Once I began to realize the full impact of what my ex had taught my kids to believe about me, I was devastated. What was even worse: the harder I tried to correct the damage, the worse it became. Gradually, I began to realize that without custody (and thereby control) I had no hope of ever re-establishing my relationship with my children. And, it was certain that the courts would never allow me to regain custody – therefore I had no hope of ever regaining control. And so, it became clear to me that all hope of recovery had become lost.
I prayed about this for two reasons: First, becasue of the loss of my relationship with my children, and second because I was so frustrated by the loss of control over my own life. I thought surely a gracious and loving Heavenly Father would understand how I felt. After all, He would want me to have a healthy relationship with my children – wouldn’t He? Shouldn’t He be able to intervene and help me correct the situation which the courts, and my ex, had created?
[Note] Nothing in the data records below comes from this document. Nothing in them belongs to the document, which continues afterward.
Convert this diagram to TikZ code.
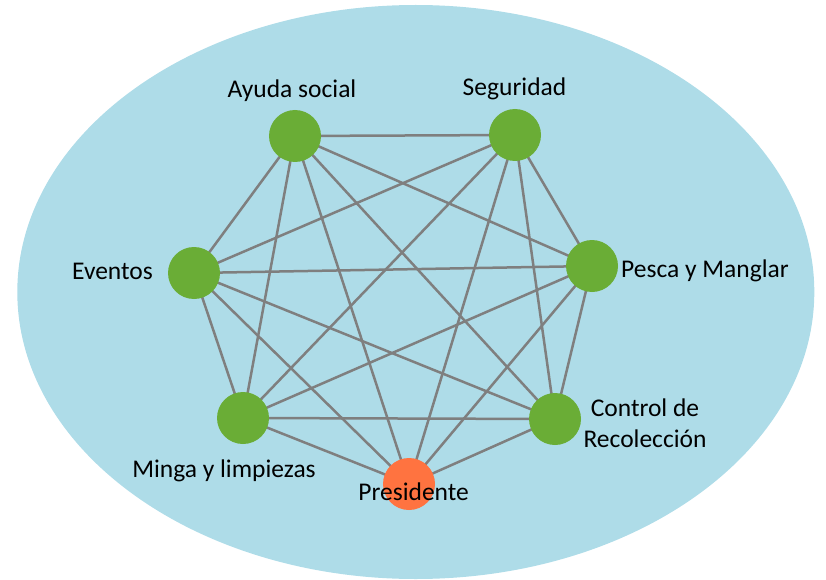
\documentclass[tikz,border=0pt]{standalone}
\usepackage{fontspec}
\setmainfont{Carlito}
\definecolor{bgblue}{HTML}{AEDCE8}
\definecolor{nodegreen}{HTML}{6AAD36}
\definecolor{nodeorange}{HTML}{FF7340}
\definecolor{edgegray}{HTML}{7F7F7F}
\pgfdeclarelayer{background}
\pgfsetlayers{background,main}
\begin{document}
\begin{tikzpicture}[x=1pt,y=-1pt,
  member/.style={circle,fill=nodegreen,minimum size=52pt,inner sep=0pt},
  chief/.style={circle,fill=nodeorange,minimum size=52pt,inner sep=0pt},
  lbl/.style={font=\fontsize{25.5}{31}\selectfont,inner sep=0pt,anchor=base,align=center},
  link/.style={draw=edgegray,line width=2.5pt}]
\useasboundingbox (0,0) rectangle (826,580);
% nodes
\node[member] (ayuda) at (295,136) {};
\node[member] (seg) at (515,135) {};
\node[member] (ev) at (194,273) {};
\node[member] (pesca) at (592,266) {};
\node[member] (minga) at (243,418) {};
\node[member] (ctrl) at (555,419) {};
\node[chief] (pres) at (409,484) {};
\begin{pgfonlayer}{background}
\fill[bgblue] (415.8,292) ellipse [x radius=398.5, y radius=287];
\foreach \a/\b in {ayuda/seg,ayuda/ev,ayuda/pesca,ayuda/minga,ayuda/ctrl,ayuda/pres,
  seg/ev,seg/pesca,seg/minga,seg/ctrl,seg/pres,
  ev/pesca,ev/minga,ev/ctrl,ev/pres,
  pesca/minga,pesca/ctrl,pesca/pres,
  minga/ctrl,minga/pres,ctrl/pres}
  \draw[link] (\a.center) -- (\b.center);
\end{pgfonlayer}
% labels
\node[lbl] (l1) at (292,98) {Ayuda social};
\node[lbl] (l2) at (514.5,96) {Seguridad};
\node[lbl] (l3) at (112.5,279) {Eventos};
\node[lbl] (l4) at (705,277) {Pesca y Manglar};
\node[lbl] (l5) at (224,477) {Minga y limpiezas};
\node[lbl] (l6) at (645,447) {Control de\\Recolección};
\node[lbl] (l7) at (413.6,500) {Presidente};
\end{tikzpicture}
\end{document}
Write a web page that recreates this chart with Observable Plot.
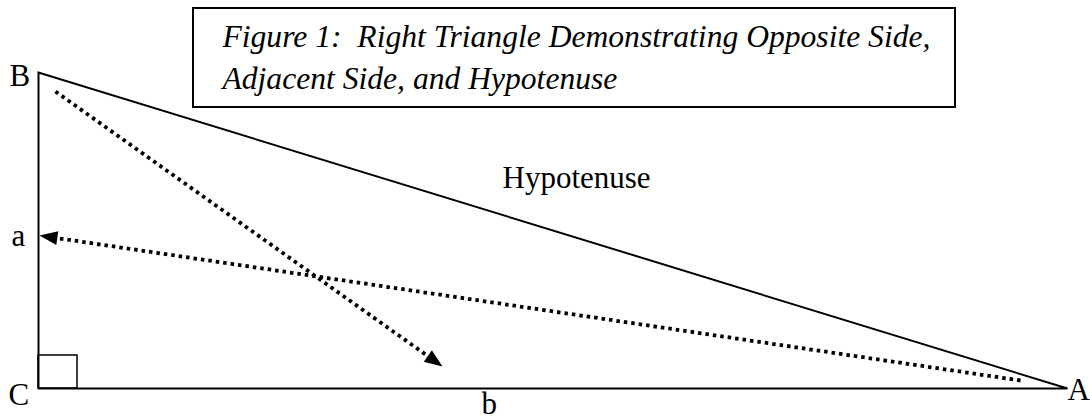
<!DOCTYPE html>
<html>
<head>
<meta charset="utf-8">
<script src="https://cdn.jsdelivr.net/npm/d3@7"></script>
<script src="https://cdn.jsdelivr.net/npm/@observablehq/plot@0.6"></script>
<style>
  html, body { margin: 0; padding: 0; background: #fff; }
  #chart svg { display: block; }
</style>
</head>
<body>
<div id="chart"></div>
<script>
// Triangle vertices (figure coordinates, y grows downward)
const vertices = [
  {name: "B", x: 38, y: 72},
  {name: "C", x: 38, y: 388},
  {name: "A", x: 1067, y: 388}
];
// Right-angle marker at C
const rightAngle = [{x1: 38, x2: 77, y1: 355, y2: 388}];
// Dotted arrows: start and tip
const arrows = [
  {x1: 55, y1: 91, x2: 442, y2: 366},
  {x1: 1020, y1: 380, x2: 39, y2: 235}
];
// Labels (baseline positions)
const labels = [
  {text: "B", x: 9, y: 85},
  {text: "a", x: 11, y: 245},
  {text: "C", x: 8, y: 404},
  {text: "b", x: 481, y: 413},
  {text: "A", x: 1067, y: 399},
  {text: "Hypotenuse", x: 502, y: 187}
];
// Title box and lines
const titleBox = [{x1: 193, x2: 955, y1: 8, y2: 107}];
const titleLines = [
  {text: "Figure 1:  Right Triangle Demonstrating Opposite Side,", x: 222, y: 46},
  {text: "Adjacent Side, and Hypotenuse", x: 222, y: 88}
];

const headLen = 18, headHalf = 7;
const path = [...vertices, vertices[0]];
const arrowData = arrows.map(d => {
  const dx = d.x2 - d.x1, dy = d.y2 - d.y1, L = Math.hypot(dx, dy);
  return {
    ...d,
    bx: d.x2 - dx / L * (headLen - 2),
    by: d.y2 - dy / L * (headLen - 2),
    rotate: Math.atan2(dx, -dy) * 180 / Math.PI
  };
});
const headShape = {
  draw(context, l) {
    context.moveTo(0, -l);
    context.lineTo(-headHalf, 0);
    context.lineTo(headHalf, 0);
    context.closePath();
  }
};
const font = "'Liberation Serif', 'Times New Roman', serif";

const chart = Plot.plot({
  width: 1090,
  height: 420,
  margin: 0,
  style: {background: "#fff", fontFamily: font},
  x: {domain: [0, 1090], range: [0, 1090], axis: null},
  y: {domain: [0, 420], range: [0, 420], axis: null},
  marks: [
    Plot.line(path, {x: "x", y: "y", stroke: "#000", strokeWidth: 2, strokeLinejoin: "miter", strokeLinecap: "square"}),
    Plot.rect(rightAngle, {x1: "x1", x2: "x2", y1: "y1", y2: "y2", fill: "none", stroke: "#000", strokeWidth: 1.5}),
    Plot.link(arrowData, {x1: "x1", y1: "y1", x2: "bx", y2: "by", stroke: "#000", strokeWidth: 3.8, strokeDasharray: "3.5,4"}),
    Plot.vector(arrowData, {x: "x2", y: "y2", rotate: "rotate", length: headLen, anchor: "end", shape: headShape, fill: "#000", stroke: "none"}),
    Plot.rect(titleBox, {x1: "x1", x2: "x2", y1: "y1", y2: "y2", fill: "#fff", stroke: "#000", strokeWidth: 2}),
    Plot.text(titleLines, {x: "x", y: "y", text: "text", textAnchor: "start", lineAnchor: "bottom", fontSize: 31.6, fontStyle: "italic", fontFamily: font, fill: "#000"}),
    Plot.text(labels, {x: "x", y: "y", text: "text", textAnchor: "start", lineAnchor: "bottom", fontSize: 31, fontFamily: font, fill: "#000"})
  ]
});
document.getElementById("chart").appendChild(chart);
</script>
</body>
</html>
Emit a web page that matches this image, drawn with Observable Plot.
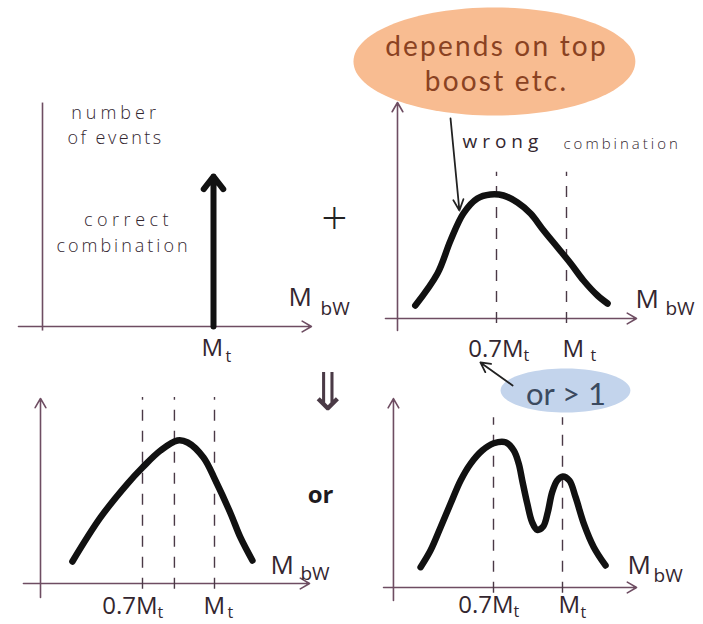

I was shocked by His answer: “Most of my kids have PAS too.” I had to sit back and think about that idea for a while, before I began to realize just how true it really was. Very, very few of His children ever bother to stay in touch with Him, or tell Him how much they love Him, and appreciate all the wonderful things He has done to bless them.
….That’s when I began to realize one of the hidden benefits of becoming a victim of PAS (and by the way, it took me a looong time before I was willing to use the word “benefit” here). I now had a much better understanding of how God feels towards His children!